Archived Story

Billi Gordon, 500 pounds lighter, writing autobiography

Published 5:24pm Wednesday, May 10, 2006

By Staff
After concluding an intensive internship at the UCLA School of Medicine Department of Digestive Diseases in the Brain Imaging Core of the Neuroenteric Disease Program, Sept. 15, 2004, Wilbert Anthony Gordon Jr., a 1972 graduate of Dowagiac Union High School, (better known to local residents as Billi Gordon), successfully defended his doctoral dissertation.
Subsequently Gordon earned his doctorate in integrative behavioral neuroscience two years ago, Nov. 1, 2004.
On Dec. 1, 2004, Dr. Gordon received an academic and medical appointment in the Department of Psychiatry (Neuropsychiatric Institute) at the David Geffen School of Medicine at UCLA.
Dr. Gordon utilizes echo planar functional magnetic resonance imaging (fMRI) technology to conduct research establishing the biological bases for human behavior. He is under the direction of Mark S. Cohen, Ph.D., who came to UCLA from Harvard University more than a decade ago.
On Dec. 7, 2004, Dr. Gordon was chosen by the UCLA Office of the Ombuds to chair the Advisory Committee on Diversity in Medicine.
In the two years that have followed, Gordon's unique perspective on life, which he largely attributes to being born and raised in “one of the greatest towns in America,” has translated into an unprecedented change in Diversity in Medicine.
Therefore, Gordon has worked to make the Geffen School of Medicine at UCLA be the first tier-one medical school in the United States to broaden the definition of diversity to include “Euro-Americans.”
For those of us who have known Dr.
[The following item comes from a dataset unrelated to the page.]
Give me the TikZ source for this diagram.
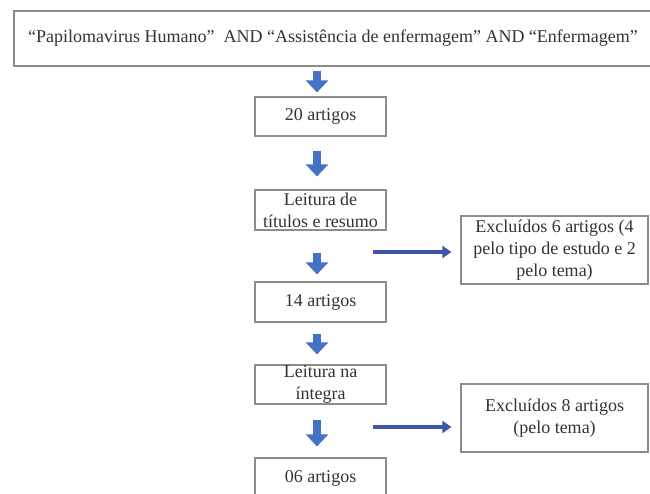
\documentclass[tikz,border=0pt]{standalone}
\usepackage{fontspec}
\setmainfont{Liberation Serif}
\usetikzlibrary{arrows.meta}
\definecolor{boxgray}{HTML}{8C8C8C}
\definecolor{arrowblue}{HTML}{4472C4}
\definecolor{darkblue}{HTML}{3E55A8}
\begin{document}
\begin{tikzpicture}[x=1pt,y=-1pt,
  box/.style={draw=boxgray, line width=1.2pt, fill=white, inner sep=0pt, align=center,
    font=\fontsize{18}{22}\selectfont, text=black!80},
  downarrow/.style={draw=arrowblue, line width=8pt,
    -{Triangle[width=22pt,length=12pt]}, arrowblue},
  sidearrow/.style={draw=darkblue, line width=4.5pt,
    -{Triangle[width=12pt,length=9pt]}, darkblue}]
\useasboundingbox[fill=white] (0,0) rectangle (650,494);
\node[box, minimum width=638pt, minimum height=55pt] (b0) at (333,38.5)
  {“Papilomavirus Humano”\ \ AND “Assistência de enfermagem” AND “Enfermagem”};
\node[box, minimum width=131pt, minimum height=39pt] (b1) at (320.5,116.5) {20 artigos};
\node[box, minimum width=131pt, minimum height=40pt] (b2) at (320.5,210) {Leitura de\\títulos e resumo};
\node[box, minimum width=131pt, minimum height=40pt] (b3) at (320.5,302) {14 artigos};
\node[box, minimum width=131pt, minimum height=39pt] (b4) at (320.5,384.5) {Leitura na\\íntegra};
\node[box, minimum width=131pt, minimum height=40pt] (b5) at (320.5,478) {06 artigos};
\node[box, minimum width=187pt, minimum height=68pt] (r1) at (554.5,250)
  {Excluídos 6 artigos (4\\pelo tipo de estudo e 2\\pelo tema)};
\node[box, minimum width=187pt, minimum height=68pt] (r2) at (554.5,418)
  {Excluídos 8 artigos\\(pelo tema)};
\draw[downarrow, shorten <=4pt, shorten >=4pt] ([xshift=-3.5pt]b1.north |- b0.south) -- ([xshift=-3.5pt]b1.north);
\draw[downarrow, shorten <=14pt, shorten >=13pt] ([xshift=-3.5pt]b1.south) -- ([xshift=-3.5pt]b2.north);
\draw[downarrow, shorten <=22pt, shorten >=7pt] ([xshift=-3.5pt]b2.south) -- ([xshift=-3.5pt]b3.north);
\draw[downarrow, shorten <=11pt, shorten >=10pt] ([xshift=-3.5pt]b3.south) -- ([xshift=-3.5pt]b4.north);
\draw[downarrow, shorten <=15pt, shorten >=11pt] ([xshift=-3.5pt]b4.south) -- ([xshift=-3.5pt]b5.north);
\coordinate (c1) at (373,252);
\coordinate (c2) at (373,427);
\draw[sidearrow, shorten >=9pt] (c1) -- (c1 -| r1.west);
\draw[sidearrow, shorten >=9pt] (c2) -- (c2 -| r2.west);
\end{tikzpicture}
\end{document}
Gordon as “Billi” and watched his career as a television and film writer and actor, this new endeavor seems diametrically opposite to his previous career.
Gordon's performance credits include “Coming to America” with Eddie Murphy and “Married with Children,” “Women in Prison” and a considerably less mainstream but equally stellar modeling career.
“It was a mid-life crisis thing,” Dr. Gordon jokes regarding the unusual turn of events in his life. “The conventional mid-life crisis is a sports car and a blonde; but I've had a sports car and been married to a blonde for 18 years, so I opted for a Ph.D. in neuroscience. It's just as twisted and costly.”
The fact of the matter, Dr. Gordon has explained in previous interviews, was that he wanted to teach fellow television and film writers about the neurobiological implications of broadcast media on neuroplasticity to promote responsible television broadcasting.
To do this effectively, Gordon says matter-of-factly, “I needed some letters after my name, so I decided to get a Ph.D. in neuroscience. Beyond any doubt, it was the most difficult endeavor I have ever undertaken in my life. It almost killed me, and at times, between the pressures of a obtaining a terminal degree in neuroscience, with the added difficulties and stressors associated with caring for my late mother who at that time was non-ambulatory and in the end-stages of life, I thought it would kill me. But if you're not ready to die, you're not ready to live, I believe,” says Dr. Gordon. “Besides, I am lucky to come from a great place like Dowagiac. It makes all the difference in the world.”
Dr. Gordon's duties as chair of the Advisory Committee for Collective Concerns in Medicine has included designing curriculum for medical students and residents that Gordon describes in the following terms: “It has been about teaching doctors that they are humans first, and physicians second. Additionally, while allopathic medicine is a science, human healing is an art, and true intervention into disease states must be a cohort of both.”
Also among Gordon's research interest is the body abandonment as a survival response to sustained exposure to terror caused by suppression of fear caused by severe early-life trauma.
During his tenure, at UCLA, Dr. Gordon intends to work with several institutes at the National Institute of Health (NIH) in Washington, D.C., including the National Institute of Mental Health, The National Institute of Drug Abuse, The National Institute of Aging, The National Institute of Heart and Lung, The National Institute of Digestive Disease and Kidney and the National Institute of Integrative Medicine in establishing the first multiplex medical resource center in South Central Los Angeles, which will combine a research/clinical and training facility in LA's inner city aimed at creating the first facility where an ongoing longitudinal dialogue between research and clinical care in tandem with developing and training strategies to decrease health care disparity.
Dr. Gordon will also seek to achieve his original goal, i.e., providing training for television and film writers in the neurobiological implications of broadcast media on cognitive load and the developing human brain.
Speaking of media, as might be expected, Billy Gordon's autobiography is in the works.
The book, whose working title is, “The Gift of Rage,” is entertaining bids from several major publishing companies on Madison Avenue according to Gordon's literary representation at the William Morris Agency.
The film version is much closer to conclusion.
It is being produced by Dan Pyne, veteran Hollywood screenwriter/producer whose credits include “Any Given Sunday,” “Sum of All Fears,” “Manchurian Candidate” and “Pacific Heights.”